┏━━

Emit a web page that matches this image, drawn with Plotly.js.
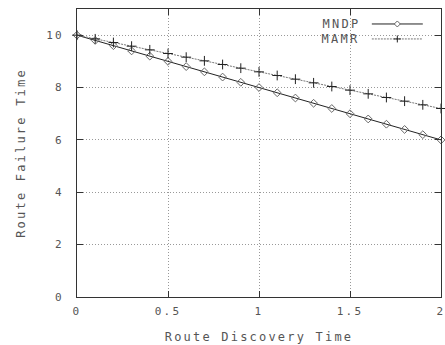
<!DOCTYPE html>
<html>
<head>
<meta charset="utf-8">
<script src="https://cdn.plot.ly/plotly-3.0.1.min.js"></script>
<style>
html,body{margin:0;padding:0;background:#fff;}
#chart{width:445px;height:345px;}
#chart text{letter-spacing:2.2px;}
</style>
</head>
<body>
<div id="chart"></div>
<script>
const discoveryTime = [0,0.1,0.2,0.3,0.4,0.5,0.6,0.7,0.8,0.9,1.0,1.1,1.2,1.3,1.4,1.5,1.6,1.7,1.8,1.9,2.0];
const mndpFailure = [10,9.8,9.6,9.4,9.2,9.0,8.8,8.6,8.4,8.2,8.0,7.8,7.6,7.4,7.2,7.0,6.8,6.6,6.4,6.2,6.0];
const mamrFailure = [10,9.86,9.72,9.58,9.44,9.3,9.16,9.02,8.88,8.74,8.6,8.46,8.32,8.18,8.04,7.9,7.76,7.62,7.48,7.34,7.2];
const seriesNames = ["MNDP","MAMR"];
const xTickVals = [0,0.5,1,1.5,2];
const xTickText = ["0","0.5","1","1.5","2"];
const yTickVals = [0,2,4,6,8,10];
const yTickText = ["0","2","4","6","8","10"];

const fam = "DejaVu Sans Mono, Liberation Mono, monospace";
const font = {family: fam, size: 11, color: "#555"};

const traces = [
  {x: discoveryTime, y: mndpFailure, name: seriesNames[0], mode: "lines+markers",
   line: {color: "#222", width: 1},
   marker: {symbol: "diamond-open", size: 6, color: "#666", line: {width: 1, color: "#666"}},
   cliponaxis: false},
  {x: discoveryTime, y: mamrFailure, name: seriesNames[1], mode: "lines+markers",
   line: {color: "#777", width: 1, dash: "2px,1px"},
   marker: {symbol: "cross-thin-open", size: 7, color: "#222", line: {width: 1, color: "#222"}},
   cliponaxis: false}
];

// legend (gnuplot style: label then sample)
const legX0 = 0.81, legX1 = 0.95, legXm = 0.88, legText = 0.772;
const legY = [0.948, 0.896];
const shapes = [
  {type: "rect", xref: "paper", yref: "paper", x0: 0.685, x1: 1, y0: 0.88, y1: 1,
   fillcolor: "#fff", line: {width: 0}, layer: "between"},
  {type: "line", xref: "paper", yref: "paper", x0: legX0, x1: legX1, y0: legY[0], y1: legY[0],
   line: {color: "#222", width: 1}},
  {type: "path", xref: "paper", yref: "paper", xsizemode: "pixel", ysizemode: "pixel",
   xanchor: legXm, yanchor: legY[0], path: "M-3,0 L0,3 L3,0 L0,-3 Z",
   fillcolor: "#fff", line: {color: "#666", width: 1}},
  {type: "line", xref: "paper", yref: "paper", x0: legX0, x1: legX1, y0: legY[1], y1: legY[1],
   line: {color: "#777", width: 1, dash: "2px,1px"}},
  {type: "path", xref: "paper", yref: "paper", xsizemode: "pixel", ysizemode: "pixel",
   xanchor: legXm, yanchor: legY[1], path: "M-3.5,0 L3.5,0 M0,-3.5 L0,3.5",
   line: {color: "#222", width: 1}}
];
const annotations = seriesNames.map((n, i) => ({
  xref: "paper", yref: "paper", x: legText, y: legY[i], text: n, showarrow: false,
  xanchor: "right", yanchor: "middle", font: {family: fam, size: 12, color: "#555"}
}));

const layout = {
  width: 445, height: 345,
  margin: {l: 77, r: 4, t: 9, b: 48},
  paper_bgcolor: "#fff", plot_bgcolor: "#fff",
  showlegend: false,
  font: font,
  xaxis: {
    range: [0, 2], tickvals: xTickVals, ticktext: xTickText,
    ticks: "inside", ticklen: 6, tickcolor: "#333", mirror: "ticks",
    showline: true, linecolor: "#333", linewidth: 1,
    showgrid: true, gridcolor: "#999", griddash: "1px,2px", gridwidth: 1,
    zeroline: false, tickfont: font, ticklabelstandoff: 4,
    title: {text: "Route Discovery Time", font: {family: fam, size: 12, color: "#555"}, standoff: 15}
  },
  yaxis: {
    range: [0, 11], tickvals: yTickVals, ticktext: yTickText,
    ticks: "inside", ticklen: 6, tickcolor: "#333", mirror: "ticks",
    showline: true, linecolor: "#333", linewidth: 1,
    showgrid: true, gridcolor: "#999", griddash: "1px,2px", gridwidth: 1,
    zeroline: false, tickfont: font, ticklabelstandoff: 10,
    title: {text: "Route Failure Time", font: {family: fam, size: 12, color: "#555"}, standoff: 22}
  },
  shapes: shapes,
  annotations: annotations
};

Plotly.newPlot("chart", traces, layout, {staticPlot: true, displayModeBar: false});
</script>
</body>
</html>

┗━━

Exercise requirements = Take the listing and print it again exactly, but without any pictures.

Written solution =
Emit a web page that matches this image, drawn with Plotly.js.
<!DOCTYPE html>
<html>
<head>
<meta charset="utf-8">
<script src="https://cdn.plot.ly/plotly-3.0.1.min.js"></script>
<style>
html,body{margin:0;padding:0;background:#fff;}
#chart{width:445px;height:345px;}
#chart text{letter-spacing:2.2px;}
</style>
</head>
<body>
<div id="chart"></div>
<script>
const discoveryTime = [0,0.1,0.2,0.3,0.4,0.5,0.6,0.7,0.8,0.9,1.0,1.1,1.2,1.3,1.4,1.5,1.6,1.7,1.8,1.9,2.0];
const mndpFailure = [10,9.8,9.6,9.4,9.2,9.0,8.8,8.6,8.4,8.2,8.0,7.8,7.6,7.4,7.2,7.0,6.8,6.6,6.4,6.2,6.0];
const mamrFailure = [10,9.86,9.72,9.58,9.44,9.3,9.16,9.02,8.88,8.74,8.6,8.46,8.32,8.18,8.04,7.9,7.76,7.62,7.48,7.34,7.2];
const seriesNames = ["MNDP","MAMR"];
const xTickVals = [0,0.5,1,1.5,2];
const xTickText = ["0","0.5","1","1.5","2"];
const yTickVals = [0,2,4,6,8,10];
const yTickText = ["0","2","4","6","8","10"];

const fam = "DejaVu Sans Mono, Liberation Mono, monospace";
const font = {family: fam, size: 11, color: "#555"};

const traces = [
  {x: discoveryTime, y: mndpFailure, name: seriesNames[0], mode: "lines+markers",
   line: {color: "#222", width: 1},
   marker: {symbol: "diamond-open", size: 6, color: "#666", line: {width: 1, color: "#666"}},
   cliponaxis: false},
  {x: discoveryTime, y: mamrFailure, name: seriesNames[1], mode: "lines+markers",
   line: {color: "#777", width: 1, dash: "2px,1px"},
   marker: {symbol: "cross-thin-open", size: 7, color: "#222", line: {width: 1, color: "#222"}},
   cliponaxis: false}
];

// legend (gnuplot style: label then sample)
const legX0 = 0.81, legX1 = 0.95, legXm = 0.88, legText = 0.772;
const legY = [0.948, 0.896];
const shapes = [
  {type: "rect", xref: "paper", yref: "paper", x0: 0.685, x1: 1, y0: 0.88, y1: 1,
   fillcolor: "#fff", line: {width: 0}, layer: "between"},
  {type: "line", xref: "paper", yref: "paper", x0: legX0, x1: legX1, y0: legY[0], y1: legY[0],
   line: {color: "#222", width: 1}},
  {type: "path", xref: "paper", yref: "paper", xsizemode: "pixel", ysizemode: "pixel",
   xanchor: legXm, yanchor: legY[0], path: "M-3,0 L0,3 L3,0 L0,-3 Z",
   fillcolor: "#fff", line: {color: "#666", width: 1}},
  {type: "line", xref: "paper", yref: "paper", x0: legX0, x1: legX1, y0: legY[1], y1: legY[1],
   line: {color: "#777", width: 1, dash: "2px,1px"}},
  {type: "path", xref: "paper", yref: "paper", xsizemode: "pixel", ysizemode: "pixel",
   xanchor: legXm, yanchor: legY[1], path: "M-3.5,0 L3.5,0 M0,-3.5 L0,3.5",
   line: {color: "#222", width: 1}}
];
const annotations = seriesNames.map((n, i) => ({
  xref: "paper", yref: "paper", x: legText, y: legY[i], text: n, showarrow: false,
  xanchor: "right", yanchor: "middle", font: {family: fam, size: 12, color: "#555"}
}));

const layout = {
  width: 445, height: 345,
  margin: {l: 77, r: 4, t: 9, b: 48},
  paper_bgcolor: "#fff", plot_bgcolor: "#fff",
  showlegend: false,
  font: font,
  xaxis: {
    range: [0, 2], tickvals: xTickVals, ticktext: xTickText,
    ticks: "inside", ticklen: 6, tickcolor: "#333", mirror: "ticks",
    showline: true, linecolor: "#333", linewidth: 1,
    showgrid: true, gridcolor: "#999", griddash: "1px,2px", gridwidth: 1,
    zeroline: false, tickfont: font, ticklabelstandoff: 4,
    title: {text: "Route Discovery Time", font: {family: fam, size: 12, color: "#555"}, standoff: 15}
  },
  yaxis: {
    range: [0, 11], tickvals: yTickVals, ticktext: yTickText,
    ticks: "inside", ticklen: 6, tickcolor: "#333", mirror: "ticks",
    showline: true, linecolor: "#333", linewidth: 1,
    showgrid: true, gridcolor: "#999", griddash: "1px,2px", gridwidth: 1,
    zeroline: false, tickfont: font, ticklabelstandoff: 10,
    title: {text: "Route Failure Time", font: {family: fam, size: 12, color: "#555"}, standoff: 22}
  },
  shapes: shapes,
  annotations: annotations
};

Plotly.newPlot("chart", traces, layout, {staticPlot: true, displayModeBar: false});
</script>
</body>
</html>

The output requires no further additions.